3.3 In particular, we propose that an energy
intensity criterion should be employed to extend eligibility through
IPPC to all energy intensive sites. In commending this idea to
the Committee, we are not only trying to limit some of our members'
financial exposure to the Levy but to produce an energy efficiency
agreement which offers the most sector-comprehensive way to contain
CO2 emissions.
4. CHP
4.1 In addition, the Pre-Budget Report includes
the proposal; to exempt from the Levy electricity in what it describes
as "good quality" CHP plant. We consider that the definition
of CHP should allow for export of electricity to the grid and
should be extended to cover other forms of embedded generation.
5. THE LONGER
TERM
5.1 The CIA recognises that international
pressures to do more to curtail greenhouse gas emissions can only
increase in the years and decades ahead.
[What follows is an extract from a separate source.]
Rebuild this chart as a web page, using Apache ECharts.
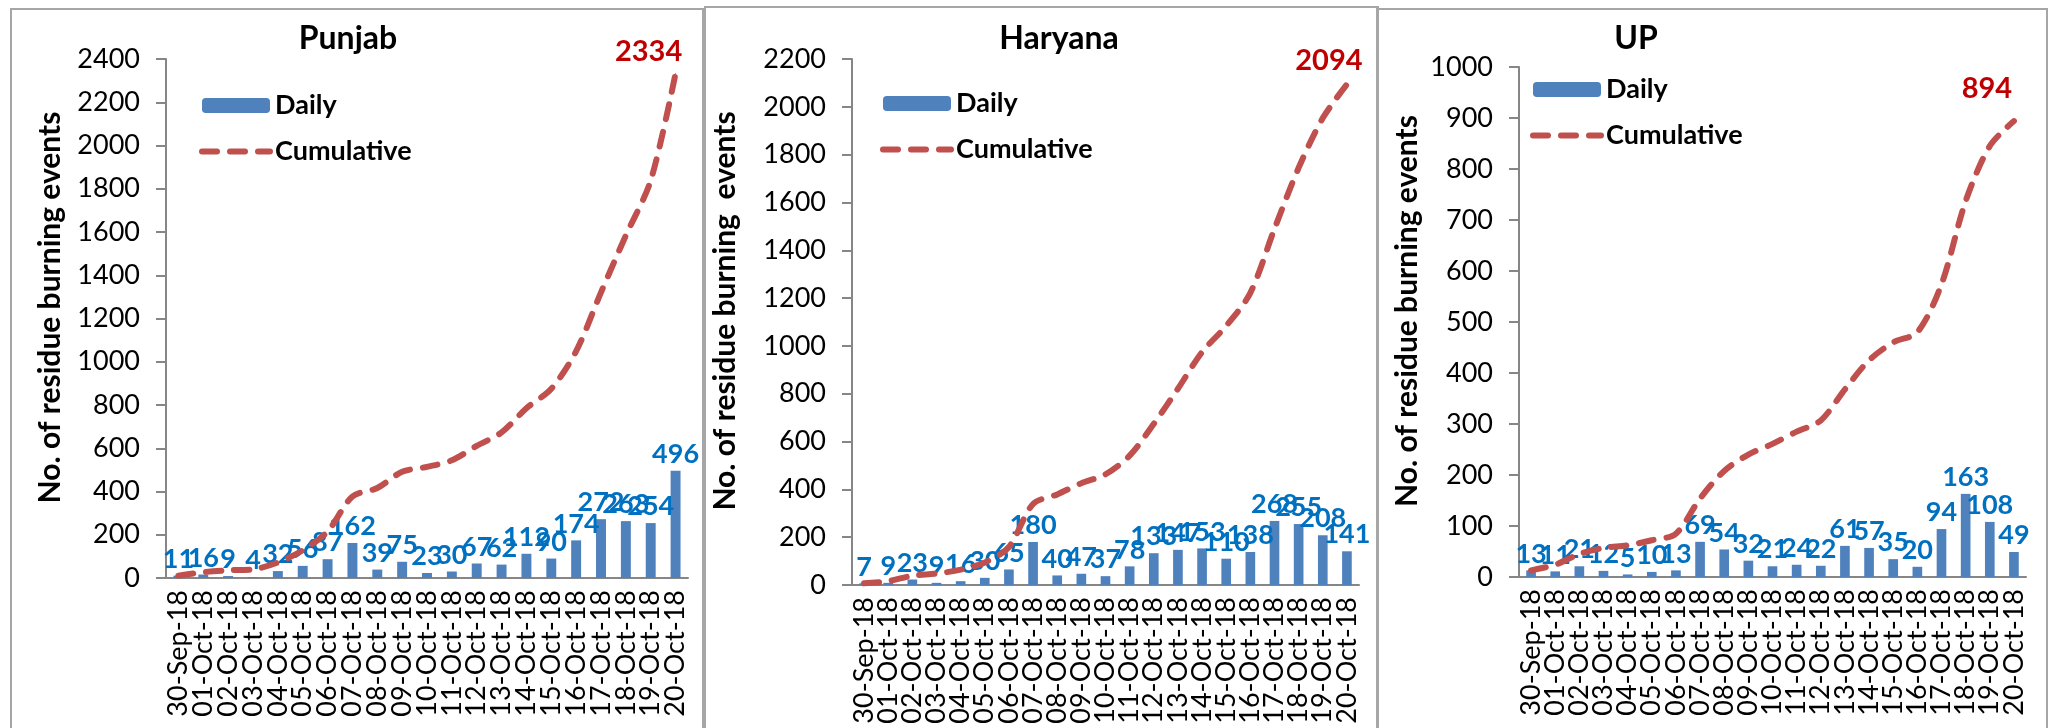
<!DOCTYPE html>
<html lang="en">
<head>
<meta charset="UTF-8">
<title>Residue burning events</title>
<script src="https://cdn.jsdelivr.net/npm/echarts@6/dist/echarts.min.js"></script>
<style>
	html, body { margin: 0; padding: 0; background: #fff; }
	#myChart { width: 2053px; height: 728px; }
</style>
</head>
<body>
<div id="myChart"></div>
<script>
	// x axis dates (same for all three states)
	var dates = ['30-Sep-18', '01-Oct-18', '02-Oct-18', '03-Oct-18', '04-Oct-18', '05-Oct-18', '06-Oct-18',
		'07-Oct-18', '08-Oct-18', '09-Oct-18', '10-Oct-18', '11-Oct-18', '12-Oct-18', '13-Oct-18',
		'14-Oct-18', '15-Oct-18', '16-Oct-18', '17-Oct-18', '18-Oct-18', '19-Oct-18', '20-Oct-18'];

	// daily events
	var punjabDaily = [11, 16, 9, 4, 32, 56, 87, 162, 39, 75, 23, 30, 67, 62, 112, 90, 174, 272, 263, 254, 496];
	var haryanaDaily = [7, 9, 23, 9, 16, 30, 65, 180, 40, 47, 37, 78, 133, 147, 153, 110, 138, 268, 255, 208, 141];
	var upDaily = [13, 11, 21, 12, 5, 10, 13, 69, 54, 32, 21, 24, 22, 61, 57, 35, 20, 94, 163, 108, 49];

	// cumulative events
	var punjabCumulative = [11, 27, 36, 40, 72, 128, 215, 377, 416, 491, 514, 544, 611, 673, 785, 875, 1049, 1321, 1584, 1838, 2334];
	var haryanaCumulative = [7, 16, 39, 48, 64, 94, 159, 339, 379, 426, 463, 541, 674, 821, 974, 1084, 1222, 1490, 1745, 1953, 2094];
	var upCumulative = [13, 24, 45, 57, 62, 72, 85, 154, 208, 240, 261, 285, 307, 368, 425, 460, 480, 574, 737, 845, 894];

	// y axis ranges
	var axisMax = [2400, 2200, 1000];
	var axisStep = [200, 200, 100];

	var titles = ['Punjab', 'Haryana', 'UP'];
	var yNames = ['No. of residue burning events', 'No. of residue burning  events', 'No. of residue burning events'];

	var FONT = 'Lato';
	var axisGray = '#868686';
	var lineRed = '#c0504d';

	// layout of each panel
	var panels = [
		{ box: [11, 9, 692, 740], titleX: 343, grid: { left: 166, top: 59, width: 522, height: 519 }, nameGap: 101, legend: { left: 199, top: 92 }, endOffset: [-27, 0], endDist: 7 },
		{ box: [705, 7, 673, 740], titleX: 1054, grid: { left: 852, top: 59, width: 507, height: 526 }, nameGap: 112, legend: { left: 880, top: 90 }, endOffset: [-18, 0], endDist: 9 },
		{ box: [1377, 9, 670, 740], titleX: 1631, grid: { left: 1519, top: 67, width: 507, height: 510 }, nameGap: 97, legend: { left: 1530, top: 76 }, endOffset: [-27, 0], endDist: 17 }
	];
	var dailyArr = [punjabDaily, haryanaDaily, upDaily];
	var cumArr = [punjabCumulative, haryanaCumulative, upCumulative];

	var grids = [], xAxes = [], yAxes = [], series = [], legends = [], titleArr = [], graphics = [];

	for (var i = 0; i < 3; i++) {
		var p = panels[i];
		// panel frame
		graphics.push({
			type: 'rect',
			shape: { x: p.box[0], y: p.box[1], width: p.box[2], height: p.box[3] },
			style: { fill: 'none', stroke: '#a6a6a6', lineWidth: 2 },
			silent: true
		});
		titleArr.push({
			text: titles[i],
			left: p.titleX,
			top: 18,
			textAlign: 'center',
			textStyle: { fontFamily: FONT, fontSize: 32, fontWeight: 'bold', color: '#000' }
		});
		grids.push(p.grid);
		xAxes.push({
			type: 'category',
			gridIndex: i,
			data: dates,
			axisLine: { lineStyle: { color: axisGray, width: 2 } },
			axisTick: { length: 9, lineStyle: { color: axisGray, width: 2 } },
			axisLabel: { rotate: 90, interval: 0, margin: 12, fontFamily: FONT, fontSize: 27, color: '#000' }
		});
		yAxes.push({
			type: 'value',
			gridIndex: i,
			min: 0,
			max: axisMax[i],
			interval: axisStep[i],
			name: yNames[i],
			nameLocation: 'middle',
			nameGap: p.nameGap,
			nameTextStyle: { fontFamily: FONT, fontSize: 30, fontWeight: 'bold', color: '#000', padding: [0, 0, 0, 22] },
			axisLine: { show: true, lineStyle: { color: axisGray, width: 2 } },
			axisTick: { show: true, length: 10, lineStyle: { color: axisGray, width: 2 } },
			splitLine: { show: false },
			axisLabel: {
				margin: 26, fontFamily: FONT, fontSize: 27, color: '#000',
				formatter: function (v) { return String(v); }
			}
		});
		legends.push({
			data: ['Daily', { name: 'Cumulative', itemStyle: { opacity: 0 }, lineStyle: { width: 6 } }],
			orient: 'vertical',
			left: p.legend.left,
			top: p.legend.top,
			padding: 0,
			itemWidth: 68,
			itemHeight: 15,
			itemGap: 19,
			selectedMode: false,
			textStyle: { fontFamily: FONT, fontSize: 27, fontWeight: 'bold', color: '#000' }
		});
		series.push({
			name: 'Daily',
			type: 'bar',
			xAxisIndex: i,
			yAxisIndex: i,
			barWidth: '40%',
			data: dailyArr[i],
			itemStyle: { color: '#4f81bd' },
			label: {
				show: true,
				position: 'top',
				distance: 3,
				fontFamily: FONT,
				fontSize: 27,
				fontWeight: 'bold',
				color: '#0070c0'
			}
		});
		var cum = cumArr[i];
		var endLabel = {
			show: true, position: 'top', offset: p.endOffset, distance: p.endDist,
			fontFamily: FONT, fontSize: 29, fontWeight: 'bold', color: '#c00000'
		};
		series.push({
			name: 'Cumulative',
			type: 'line',
			xAxisIndex: i,
			yAxisIndex: i,
			smooth: 0.3,
			symbol: 'none',
			itemStyle: { color: lineRed },
			lineStyle: { color: lineRed, width: 6, type: [15, 13], cap: 'round' },
			data: cum.map(function (v, k) {
				// only the last point carries the total label
				if (k === cum.length - 1) {
					return { value: v, symbol: 'circle', symbolSize: 1, label: endLabel };
				}
				return v;
			}),
			z: 3
		});
	}

	var myChart = echarts.init(document.getElementById('myChart'));
	myChart.setOption({
		animation: false,
		title: titleArr,
		legend: legends,
		grid: grids,
		xAxis: xAxes,
		yAxis: yAxes,
		series: series,
		graphic: graphics
	});
</script>
</body>
</html>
As this submission argued
above, we have never regarded the CCL as the best route to achieving
real environmental goals but, as modified, it will do rather less
damage to both the industry's competitive position and produce
rather more environmental benefit.
5.2 Looking ahead then, we do not think
that the CCL, however modified, will be a sustainable long term
instrument. Our concern is that CCL should be phased out as soon
as possible and be replaced by an emissions trading scheme which
we believe would provide a more flexible and cost effective mechanism
of helping to achieve our environmental objectives. (In the short
term it is essential that proper linkages are developed between
CCL and emissions trading but in the longer term it is undesirable
to operate both mechanisms). It is essential that emissions trading
is developed in parallel and properly integrated with international
mechanisms in order to avoid unnecessary cost burdens on UK industry.
*Note: The CIA represents 200 members operating
from 700 sites nationwide. It is the predominant trade and employers'
association for the industry, with nearly 70 staff employed at
Kings Buildings in Westminster. The Association enjoys close links
with related organisations within the UK and co-operates extensively
with the pan-European chemical industry federation, CEFIC.